Audio Sports grew from the skewed HipHop of their 1992 debut Era Of Glittering Gas, to the psychotropic brew on 1996's mini-album Strange Emotion, which featured Otomo, rapper D-zine, saxophonist Greg Osby and gender-bending synth player Hoppy Kamiyama. By 1998 onda was ready to strike out on his own; his solo work opens out a space where musicians can spool their contributions into a sound pool. "When I work with musicians in the studio," he says, "I always bring a master plan and try to fix it with them. But sometimes the others have a better idea. And if it's better than mine, I definitely take it. i don't have an interest in a world where everyone has the same idea.
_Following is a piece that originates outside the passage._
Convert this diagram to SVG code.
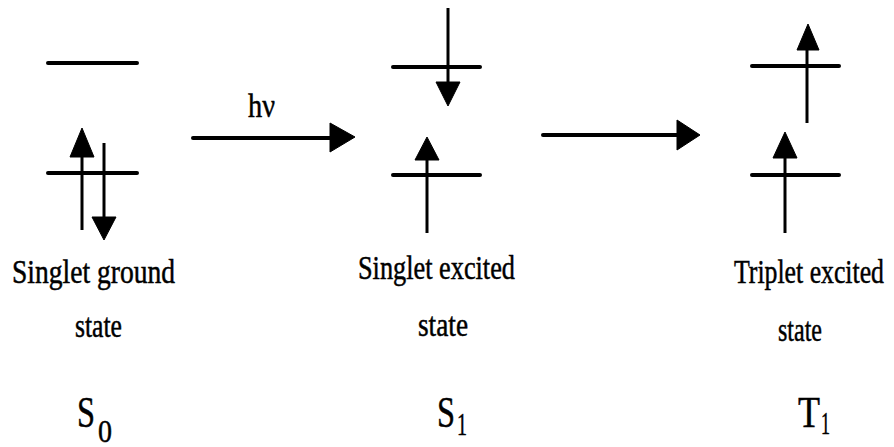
<svg xmlns="http://www.w3.org/2000/svg" width="894" height="447" viewBox="0 0 894 447">
<style>
.lvl{stroke:#000;stroke-width:4;stroke-linecap:round;fill:none}
.sh{stroke:#000;stroke-width:3;fill:none}
.hd{fill:#000;stroke:#000;stroke-width:1;stroke-linejoin:round}
.t{font-family:"Liberation Serif","Times New Roman",serif;font-size:34px;fill:#000;stroke:#000;stroke-width:0.5}
.big{font-family:"Liberation Serif","Times New Roman",serif;font-size:44px;fill:#000;stroke:#000;stroke-width:0.5}
.sub{font-family:"Liberation Serif","Times New Roman",serif;font-size:32px;fill:#000;stroke:#000;stroke-width:0.5}
</style>
<rect width="894" height="447" fill="#fff"/>
<g id="S0">
<line class="lvl" x1="48" y1="63" x2="137" y2="63"/>
<line class="lvl" x1="48" y1="173" x2="137" y2="173"/>
<line class="sh" x1="82" y1="230" x2="82" y2="152"/>
<polygon class="hd" points="70,157 82,128 94,157"/>
<line class="sh" x1="104" y1="143" x2="104" y2="222"/>
<polygon class="hd" points="92,217 104,240 116,217"/>
<text class="t" x="12" y="283" textLength="163" lengthAdjust="spacingAndGlyphs">Singlet ground</text>
<text class="t" x="75" y="337" textLength="47" lengthAdjust="spacingAndGlyphs">state</text>
<text class="big" x="77" y="427" textLength="18" lengthAdjust="spacingAndGlyphs">S</text>
<text class="sub" x="98" y="442" font-size="36" textLength="14" lengthAdjust="spacingAndGlyphs">0</text>
</g>
<g id="S1">
<line class="lvl" x1="393" y1="67" x2="480" y2="67"/>
<line class="lvl" x1="393" y1="175" x2="480" y2="175"/>
<line class="sh" x1="448" y1="8" x2="448" y2="86"/>
<polygon class="hd" points="436,82 448,106 460,82"/>
<line class="sh" x1="427" y1="233" x2="427" y2="156"/>
<polygon class="hd" points="415,160 427,137 439,160"/>
<text class="t" x="358" y="279" textLength="157" lengthAdjust="spacingAndGlyphs">Singlet excited</text>
<text class="t" x="418" y="336" textLength="50" lengthAdjust="spacingAndGlyphs">state</text>
<text class="big" x="437" y="427" textLength="18" lengthAdjust="spacingAndGlyphs">S</text>
<text class="sub" x="457" y="435" textLength="10" lengthAdjust="spacingAndGlyphs">1</text>
</g>
<g id="T1">
<line class="lvl" x1="752" y1="66" x2="839" y2="66"/>
<line class="lvl" x1="752" y1="175" x2="839" y2="175"/>
<line class="sh" x1="807" y1="123" x2="807" y2="48"/>
<polygon class="hd" points="797,50 808,24 819,50"/>
<line class="sh" x1="785" y1="233" x2="785" y2="154"/>
<polygon class="hd" points="773,158 785,132 797,158"/>
<text class="t" x="734" y="283" textLength="150" lengthAdjust="spacingAndGlyphs">Triplet excited</text>
<text class="t" x="778" y="341" textLength="44" lengthAdjust="spacingAndGlyphs">state</text>
<text class="big" x="798" y="427" textLength="22" lengthAdjust="spacingAndGlyphs">T</text>
<text class="sub" x="821" y="434" textLength="9" lengthAdjust="spacingAndGlyphs">1</text>
</g>
<g id="connectors">
<line class="lvl" x1="193" y1="138" x2="333" y2="138"/>
<polygon class="hd" points="330,123 355,137 330,152"/>
<text class="t" x="248" y="117" font-size="36" textLength="27" lengthAdjust="spacingAndGlyphs">hν</text>
<line class="lvl" x1="543" y1="135" x2="680" y2="135"/>
<polygon class="hd" points="677,120 700,135 677,150"/>
</g>
</svg>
I'm not an egoistic tyrant."

 

"The most important thing in my music," he continues, "[is that] I'm always describing 'personal politics' between individuals. My music exists where their gaze and my gaze cross. When it happens in a studio, I catch it quickly and record it onto a tape. I collect such fragments that really connect to our experience. I try to create a space where voices mingle and overlap. So I think I'm just describing our daily life. I'm always watching for something 'behind the sound'"

 

If the content of so much electronica refers back only to the tools that constructed it, Onda's poetic sensibility suggests a new expressive range. "I've been questioning whether music evolves from music itself. I stopped thinking about this possibility in 1996. That's why I stopped using the project name Audio Sports. I was playing musical experience and eclectic styles anonymously: a sound game, I think. But what I'm doing now is a mind game."